Caesar and His Works

Such were the foundations of the Mediterranean monarchy of Caesar. For the second time in Rome the social question had reached a crisis, at which the antagonisms not only appeared to be, but actually were, in the form of their exhibition, insoluble and, in the form of their expression, irreconcilable. On the former occasion Rome had been saved by the fact that Italy was merged in Rome and Rome in Italy, and in the new enlarged and altered home those old antagonisms were not reconciled, but fell into abeyance. Now Rome was once more saved by the fact that the countries of the Mediterranean were merged in it or became prepared for merging; the war between the Italian poor and rich, which in the old Italy could only end with the destruction of the nation, had no longer a battle-field or a meaning in the Italy of three continents.

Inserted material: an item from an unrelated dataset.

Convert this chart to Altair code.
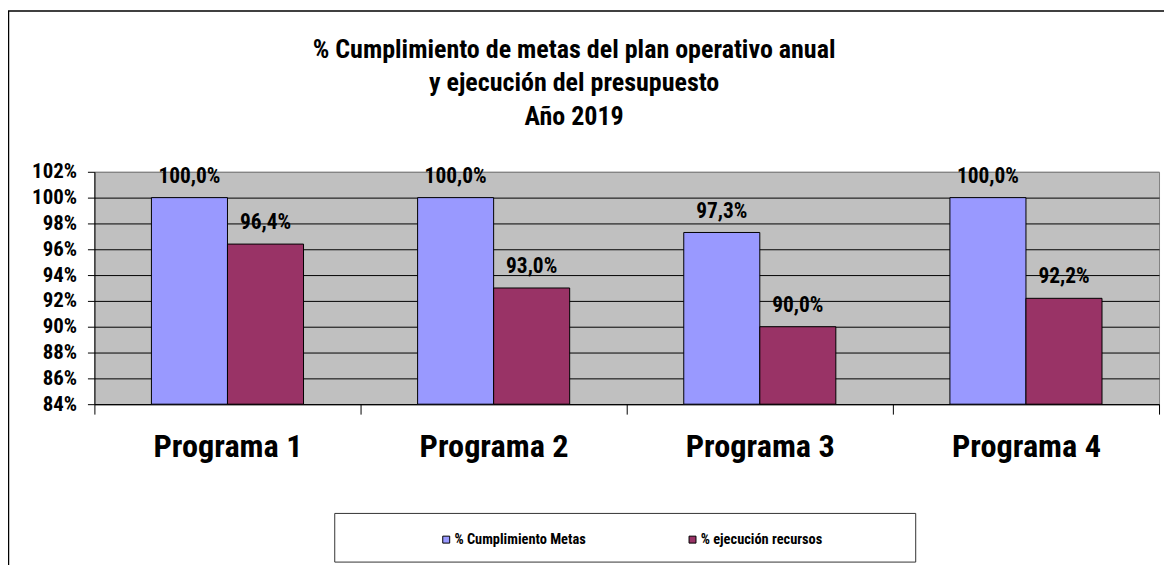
import altair as alt
import pandas as pd

# ---- data ----
programas = ["Programa 1", "Programa 2", "Programa 3", "Programa 4"]
series = ["% Cumplimiento Metas", "% ejecución recursos"]
cumplimiento_metas = [1.000, 1.000, 0.973, 1.000]
ejecucion_recursos = [0.964, 0.930, 0.900, 0.922]
colores = ["#9999FF", "#993366"]
y_ticks = [0.84, 0.86, 0.88, 0.90, 0.92, 0.94, 0.96, 0.98, 1.00, 1.02]
title_lines = [
    "% Cumplimiento  de metas del plan operativo anual",
    "y ejecución del presupuesto",
    "Año 2019",
]

rows = []
for i, p in enumerate(programas):
    for s, vals in zip(series, [cumplimiento_metas, ejecucion_recursos]):
        v = vals[i]
        rows.append({
            "programa": p,
            "serie": s,
            "valor": v,
            "etiqueta": f"{v * 100:.1f}%".replace(".", ","),
        })
df = pd.DataFrame(rows)

FONT = "Roboto Condensed, Liberation Sans, sans-serif"
W, H = 1072, 234

base = alt.Chart(df).encode(
    x=alt.X(
        "programa:N",
        sort=programas,
        title=None,
        scale=alt.Scale(paddingInner=0, paddingOuter=0),
        axis=alt.Axis(
            labelAngle=0,
            labelFont=FONT,
            labelFontSize=32.5,
            labelFontWeight="bold",
            labelColor="black",
            labelPadding=17,
            tickBand="extent",
            tickSize=10,
            tickColor="black",
            domainColor="black",
            grid=False,
        ),
    ),
    xOffset=alt.XOffset(
        "serie:N", sort=series, scale=alt.Scale(paddingInner=0, paddingOuter=0.75)
    ),
    y=alt.Y(
        "valor:Q",
        title=None,
        scale=alt.Scale(domain=[0.84, 1.02], zero=False, nice=False),
        axis=alt.Axis(
            values=y_ticks,
            format=".0%",
            labelFont=FONT,
            labelFontSize=21,
            labelFontWeight="bold",
            labelColor="black",
            labelPadding=11,
            tickSize=7,
            tickColor="black",
            domainColor="black",
            gridColor={
                "condition": {"test": "datum.value >= 1.01", "value": "#808080"},
                "value": "black",
            },
            gridOpacity=1,
        ),
    ),
)

bars = base.mark_bar(stroke="black", strokeWidth=1).encode(
    y2=alt.datum(0.84),
    color=alt.Color(
        "serie:N",
        sort=series,
        scale=alt.Scale(domain=series, range=colores),
        legend=alt.Legend(
            title=None,
            orient="none",
            legendX=347,
            legendY=363,
            direction="horizontal",
            symbolType="square",
            symbolSize=49,
            symbolStrokeColor="black",
            symbolStrokeWidth=1,
            symbolOpacity=1,
            labelFont=FONT,
            labelFontSize=14.5,
            labelFontWeight="bold",
            labelColor="black",
            labelOffset=1,
            columnPadding=100,
            padding=0,
        ),
    ),
)

labels = base.mark_text(
    font=FONT, fontSize=21.5, fontWeight="bold", baseline="alphabetic", dy=-15, color="black"
).encode(text="etiqueta:N")

one = alt.Data(values=[{}])
legend_box = alt.Chart(one).mark_rect(fillOpacity=0, stroke="#333333", strokeWidth=1).encode(
    x=alt.value(242), x2=alt.value(827), y=alt.value(344), y2=alt.value(393)
)
border_left = alt.Chart(one).mark_rule(color="black", strokeWidth=1.5).encode(
    x=alt.value(-86.5), y=alt.value(-162), y2=alt.value(H + 170)
)
border_top = alt.Chart(one).mark_rule(color="black", strokeWidth=1.5).encode(
    x=alt.value(-87), x2=alt.value(W + 20), y=alt.value(-162)
)

chart = (
    alt.layer(bars, labels, legend_box, border_left, border_top)
    .properties(
        width=W,
        height=H,
        title=alt.Title(
            text=title_lines,
            font=FONT,
            fontSize=26.2,
            fontWeight="bold",
            color="black",
            anchor="middle",
            frame="group",
            dx=-53,
            dy=121,
            lineHeight=34,
            offset=0,
        ),
        autosize=alt.AutoSizeParams(type="none"),
        padding={"left": 87, "top": 163, "right": 5, "bottom": 160},
        background="white",
    )
    .configure_view(fill="#C0C0C0", stroke="#808080", strokeWidth=1)
)

chart.save("out.html", embed_options={"renderer": "svg", "actions": False})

The Latin colonies closed the gap which threatened to swallow up the Roman community in the fifth century; the deeper chasm of the seventh century was filled by the Transalpine and transmarine colonizations of Gaius Gracchus and Caesar. For Rome alone history not merely performed miracles, but also repeated its miracles, and twice cured the internal crisis, which in the state itself was incurable, by regenerating the state. There was doubtless much corruption in this regeneration; as the union of Italy was accomplished over the ruins of the Samnite and Etruscan nations, so the Mediterranean monarchy built itself on the ruins of countless states and tribes once living and vigorous; but it was a corruption out of which sprang a fresh growth, part of which remains green at the present day. What was pulled down for the sake of the new building, was merely the secondary nationalities which had long since been marked out for destruction by the levelling hand of civilization. Caesar, wherever he came forward as a destroyer, only carried out the pronounced verdict of historical development; but he protected the germs of culture, where and as he found them, in his own land as well as among the sister nation of the Greeks.